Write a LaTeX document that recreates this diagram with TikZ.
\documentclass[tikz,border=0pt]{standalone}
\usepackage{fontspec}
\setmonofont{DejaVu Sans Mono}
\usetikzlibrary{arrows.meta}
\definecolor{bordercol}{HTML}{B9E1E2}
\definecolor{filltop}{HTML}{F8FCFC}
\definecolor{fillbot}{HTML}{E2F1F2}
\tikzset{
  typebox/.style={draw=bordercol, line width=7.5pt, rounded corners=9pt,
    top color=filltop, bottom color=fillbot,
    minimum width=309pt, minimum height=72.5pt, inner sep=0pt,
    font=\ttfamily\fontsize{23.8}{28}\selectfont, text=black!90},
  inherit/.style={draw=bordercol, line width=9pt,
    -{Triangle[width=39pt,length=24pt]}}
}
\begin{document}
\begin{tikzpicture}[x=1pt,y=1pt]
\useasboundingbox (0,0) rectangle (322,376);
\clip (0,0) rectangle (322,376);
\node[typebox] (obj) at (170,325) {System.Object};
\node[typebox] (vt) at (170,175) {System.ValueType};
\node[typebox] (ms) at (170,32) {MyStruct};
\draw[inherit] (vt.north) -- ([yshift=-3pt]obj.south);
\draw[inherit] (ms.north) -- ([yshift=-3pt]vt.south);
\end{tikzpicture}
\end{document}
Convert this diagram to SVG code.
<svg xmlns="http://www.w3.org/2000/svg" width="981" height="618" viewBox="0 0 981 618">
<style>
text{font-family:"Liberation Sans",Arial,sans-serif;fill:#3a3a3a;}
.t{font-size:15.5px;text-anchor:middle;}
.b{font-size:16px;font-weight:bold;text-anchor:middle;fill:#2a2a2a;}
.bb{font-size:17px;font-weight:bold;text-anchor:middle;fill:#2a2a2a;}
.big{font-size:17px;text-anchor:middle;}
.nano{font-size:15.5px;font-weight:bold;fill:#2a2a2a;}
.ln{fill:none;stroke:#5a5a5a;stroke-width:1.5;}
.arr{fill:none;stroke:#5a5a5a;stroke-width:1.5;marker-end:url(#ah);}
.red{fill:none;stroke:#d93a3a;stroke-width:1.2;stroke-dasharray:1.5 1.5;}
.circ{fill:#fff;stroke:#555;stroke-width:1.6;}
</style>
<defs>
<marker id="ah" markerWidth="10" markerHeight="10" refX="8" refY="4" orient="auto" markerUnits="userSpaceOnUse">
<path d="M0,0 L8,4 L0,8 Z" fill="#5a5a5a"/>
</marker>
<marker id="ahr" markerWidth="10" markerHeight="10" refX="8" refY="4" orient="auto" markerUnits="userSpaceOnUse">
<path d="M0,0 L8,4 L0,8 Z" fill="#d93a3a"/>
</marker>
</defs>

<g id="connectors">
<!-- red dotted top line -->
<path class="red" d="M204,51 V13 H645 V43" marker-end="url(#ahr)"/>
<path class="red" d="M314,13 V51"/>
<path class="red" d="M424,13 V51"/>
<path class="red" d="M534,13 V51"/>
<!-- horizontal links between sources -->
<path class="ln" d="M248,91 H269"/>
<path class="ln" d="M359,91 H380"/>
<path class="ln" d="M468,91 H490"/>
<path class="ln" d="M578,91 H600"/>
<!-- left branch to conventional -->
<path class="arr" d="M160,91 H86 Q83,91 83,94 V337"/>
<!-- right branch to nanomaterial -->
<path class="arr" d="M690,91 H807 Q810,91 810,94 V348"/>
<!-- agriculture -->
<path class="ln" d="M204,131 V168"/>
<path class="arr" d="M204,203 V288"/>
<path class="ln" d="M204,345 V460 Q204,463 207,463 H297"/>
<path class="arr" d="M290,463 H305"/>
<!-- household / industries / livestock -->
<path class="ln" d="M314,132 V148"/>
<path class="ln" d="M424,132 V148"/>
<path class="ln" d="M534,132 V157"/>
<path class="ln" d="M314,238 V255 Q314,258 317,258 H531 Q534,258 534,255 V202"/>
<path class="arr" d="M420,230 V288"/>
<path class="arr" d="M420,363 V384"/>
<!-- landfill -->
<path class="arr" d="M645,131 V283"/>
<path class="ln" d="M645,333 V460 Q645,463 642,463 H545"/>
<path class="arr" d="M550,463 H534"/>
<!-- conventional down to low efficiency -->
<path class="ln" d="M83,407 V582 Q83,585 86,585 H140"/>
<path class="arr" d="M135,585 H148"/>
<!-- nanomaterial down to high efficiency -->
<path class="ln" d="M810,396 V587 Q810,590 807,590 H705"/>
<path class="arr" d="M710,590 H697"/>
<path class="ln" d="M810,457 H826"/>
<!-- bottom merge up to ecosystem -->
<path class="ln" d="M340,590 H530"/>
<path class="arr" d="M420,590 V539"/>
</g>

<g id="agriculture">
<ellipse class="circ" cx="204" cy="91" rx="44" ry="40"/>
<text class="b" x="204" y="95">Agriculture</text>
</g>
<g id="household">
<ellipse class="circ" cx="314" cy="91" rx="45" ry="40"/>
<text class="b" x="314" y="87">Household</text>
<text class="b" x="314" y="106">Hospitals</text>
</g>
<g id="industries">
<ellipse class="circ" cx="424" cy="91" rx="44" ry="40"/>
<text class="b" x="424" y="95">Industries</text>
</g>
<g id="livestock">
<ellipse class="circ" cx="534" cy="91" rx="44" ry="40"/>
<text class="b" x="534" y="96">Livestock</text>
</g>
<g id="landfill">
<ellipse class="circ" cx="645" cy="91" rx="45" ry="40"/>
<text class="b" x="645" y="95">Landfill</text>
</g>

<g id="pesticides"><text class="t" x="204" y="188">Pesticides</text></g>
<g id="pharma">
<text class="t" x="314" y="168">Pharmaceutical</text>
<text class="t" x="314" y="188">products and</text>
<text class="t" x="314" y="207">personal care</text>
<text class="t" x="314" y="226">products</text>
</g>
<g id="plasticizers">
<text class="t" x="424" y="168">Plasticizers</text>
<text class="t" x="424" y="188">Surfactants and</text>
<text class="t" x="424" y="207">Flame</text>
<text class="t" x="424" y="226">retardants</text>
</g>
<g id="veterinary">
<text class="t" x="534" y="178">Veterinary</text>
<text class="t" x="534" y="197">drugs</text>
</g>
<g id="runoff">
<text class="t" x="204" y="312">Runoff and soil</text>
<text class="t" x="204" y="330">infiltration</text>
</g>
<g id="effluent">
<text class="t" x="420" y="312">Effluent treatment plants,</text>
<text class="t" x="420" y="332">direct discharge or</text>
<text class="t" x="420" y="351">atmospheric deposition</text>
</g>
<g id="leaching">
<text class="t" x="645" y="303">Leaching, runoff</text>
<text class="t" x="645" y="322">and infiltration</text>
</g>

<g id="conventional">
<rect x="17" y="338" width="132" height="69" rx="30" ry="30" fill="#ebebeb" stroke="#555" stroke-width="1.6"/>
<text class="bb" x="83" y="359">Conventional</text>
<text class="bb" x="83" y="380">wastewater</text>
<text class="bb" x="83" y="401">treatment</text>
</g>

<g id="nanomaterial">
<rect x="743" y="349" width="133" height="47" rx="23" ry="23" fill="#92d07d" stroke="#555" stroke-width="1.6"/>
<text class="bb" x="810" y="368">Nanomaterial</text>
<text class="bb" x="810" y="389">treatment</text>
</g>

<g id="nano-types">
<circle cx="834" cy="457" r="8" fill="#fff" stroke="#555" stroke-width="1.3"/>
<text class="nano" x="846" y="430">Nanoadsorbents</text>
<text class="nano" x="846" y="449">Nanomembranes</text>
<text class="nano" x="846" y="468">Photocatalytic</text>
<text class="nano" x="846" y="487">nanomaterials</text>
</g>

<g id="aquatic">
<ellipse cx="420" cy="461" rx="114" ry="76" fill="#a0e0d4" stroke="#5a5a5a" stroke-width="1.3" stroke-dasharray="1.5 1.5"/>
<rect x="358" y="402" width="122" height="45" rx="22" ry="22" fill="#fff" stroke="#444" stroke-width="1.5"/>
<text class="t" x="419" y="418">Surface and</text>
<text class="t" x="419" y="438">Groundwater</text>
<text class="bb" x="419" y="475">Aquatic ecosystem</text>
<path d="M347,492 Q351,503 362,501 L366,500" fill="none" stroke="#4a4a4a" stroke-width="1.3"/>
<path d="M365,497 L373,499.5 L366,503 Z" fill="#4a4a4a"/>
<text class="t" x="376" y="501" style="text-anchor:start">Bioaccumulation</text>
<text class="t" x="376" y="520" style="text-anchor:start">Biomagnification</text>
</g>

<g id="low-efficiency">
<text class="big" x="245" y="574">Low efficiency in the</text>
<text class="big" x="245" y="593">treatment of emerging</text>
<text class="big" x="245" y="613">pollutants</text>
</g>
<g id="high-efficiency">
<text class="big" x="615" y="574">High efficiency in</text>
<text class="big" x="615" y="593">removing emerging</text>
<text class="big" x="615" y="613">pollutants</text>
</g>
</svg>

**REQUIRED TASK:**
In how many lines does the word "this" appear? Respond with the number alone.

**FULL ANSWER:**
2